In no way am I trying to point fingers at the local evangelical American church. We are all on the same team, we all just want to know God more deeply, for Him to come alive to us in new ways, and to a generation that seems to be fading out of our churches, I long so deeply for real change to be made, instead of chalking it up to the fact that they are self-entitled millennials. 

Unless the person who just gave their life to Christ is diligent to go find a mentor, the pattern can be that they give their life in this grand moment, but when nothing in their personal life really changes without real discipleship or learning, after a while they feel discouraged, they give up and leave. We call millennials out for being self-entitled or inwardly focused and yet this is exactly the culture we are creating for them when we keep making our church services so dedicated to making people feel comfortable. Of course we want to invite in new people, but if we are consistently focusing on numbers and not on really learning the Bible, then aren’t we only raising up more and more confused Christians?

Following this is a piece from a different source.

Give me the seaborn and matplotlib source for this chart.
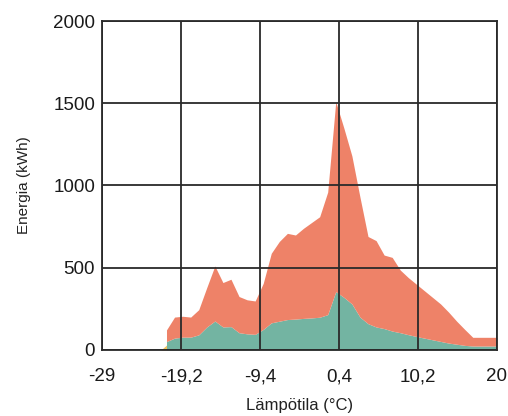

It is beautiful how focused we are on getting people in the doors, but my concern is in the lack of attention and care that goes into getting them to stay there. In efforts to seek something out that is real and genuine, it can be discouraging to attend a service where you can slip in and out with ease. I’ve been in church every week since I was born, I grew up a preacher’s kid, in private Christian schools and graduated with a Bible degree. Yet there is still so much about the Bible I don’t know and want to be taught, so I can only imagine how overwhelming the Bible can feel to people who are brand new to the faith.

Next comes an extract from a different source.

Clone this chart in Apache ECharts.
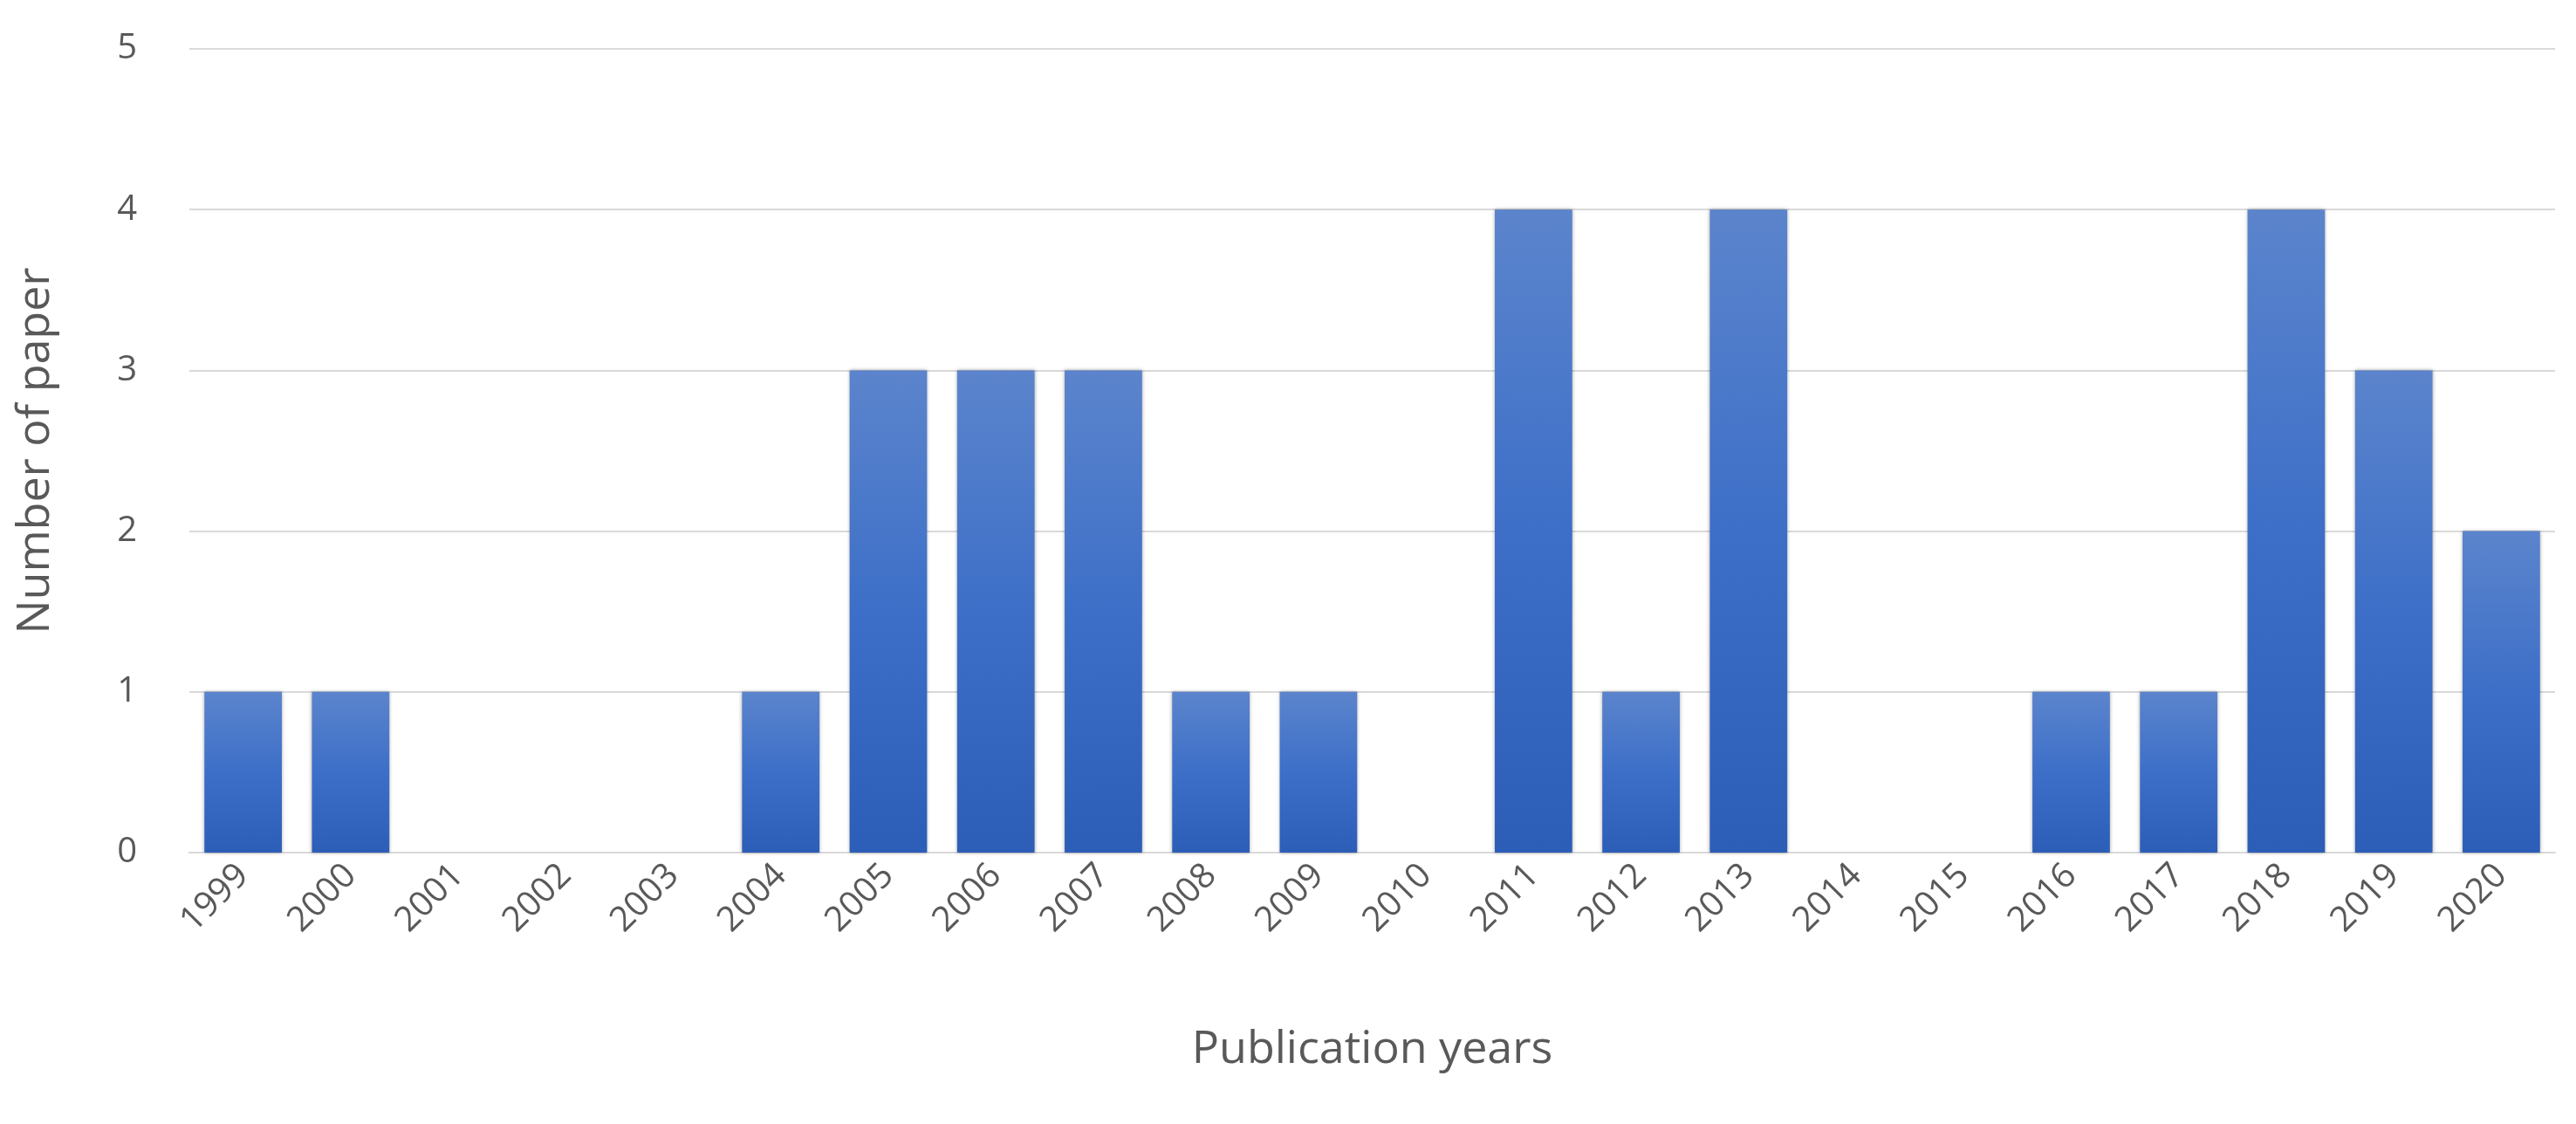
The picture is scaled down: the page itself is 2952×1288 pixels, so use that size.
<!DOCTYPE html>
<html><head><meta charset="utf-8">
<script src="https://cdn.jsdelivr.net/npm/echarts@6/dist/echarts.min.js"></script>
<style>html,body{margin:0;padding:0;background:#fff}#c{width:2952px;height:1288px}</style>
</head><body><div id="c"></div>
<script>
const years = ['1999','2000','2001','2002','2003','2004','2005','2006','2007','2008','2009','2010','2011','2012','2013','2014','2015','2016','2017','2018','2019','2020'];
const papers = [1,1,0,0,0,1,3,3,3,1,1,0,4,1,4,0,0,1,1,4,3,2];
const chart = echarts.init(document.getElementById('c'));
chart.setOption({
  animation:false,
  grid:{left:217,right:24,top:56,bottom:311},
  xAxis:{type:'category',data:years,name:'Publication years',nameLocation:'middle',nameGap:200,
    nameTextStyle:{fontSize:52,color:'#595959',fontFamily:'Open Sans'},
    axisLine:{lineStyle:{color:'#d9d9d9',width:2}},axisTick:{show:false},
    axisLabel:{rotate:45,fontSize:40,color:'#595959',fontFamily:'Open Sans',margin:20,interval:0}},
  yAxis:{type:'value',min:0,max:5,interval:1,name:'Number of paper',nameLocation:'middle',nameGap:150,
    nameTextStyle:{fontSize:52,color:'#595959',fontFamily:'Open Sans'},
    axisLabel:{fontSize:40,color:'#595959',fontFamily:'Open Sans',margin:60},
    splitLine:{lineStyle:{color:'#d9d9d9',width:2}}},
  series:[{type:'bar',data:papers,barCategoryGap:'28%',
    itemStyle:{color:new echarts.graphic.LinearGradient(0,0,0,1,[{offset:0,color:'#5b84cc'},{offset:0.5,color:'#3d6fc8'},{offset:1,color:'#2c5eb7'}]),
      shadowColor:'rgba(0,0,0,0.35)',shadowBlur:4}}]
});
</script></body></html>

I understand that so much of life is what you put into it, so if a millennial feels disconnected at church, they need to seek out a community group, a place of service or a mentor on their own watch. But I’m longing to see more churches take an emphasis on helping take the lead in the areas of mentorship, discipleship, in-depth Bible teaching courses and accountability. 

We tell people if you want to go deeper that’s what community groups are for, that’s what studies are for and I fear we are not leaving room for the Holy Spirit to show up in a powerful way in the actual church service because we are too attached to the time on the clock. How beautiful would it be if our lights shined so brightly for the Kingdom that new members would come in and be able to tell a very tangible and evident presence of the Holy Spirit and of something greater, something Kingdom focused taking place, something different from what the world offers them.  

We must get away from the celebrity of it all: staff elevating projects over people, churches desiring to be replicas of each other.

God is not a brand. God is not a title, why do we limit Him in the same boxes? He is infinitely creative, the world is filled with what the world has to offer, so the Church is filled with what the world could never offer, where the Holy Spirit and His presence means everything. Where pretentiousness is silenced, where the cameras do not tempt our hearts to look inward, where the desire is to connect and not to hide. Where discipleship and love are never compromised, where the hard questions are taught, where skin is blended, where prayer is everything, where self-promotion is extinct. 

It is of upmost importance that this generation does not stop trying to go to church, to get plugged in, to speak out on what they are looking for, to be the change, to the lead the charge on knowing Christ in a deeper more intimate way, by simply speaking up.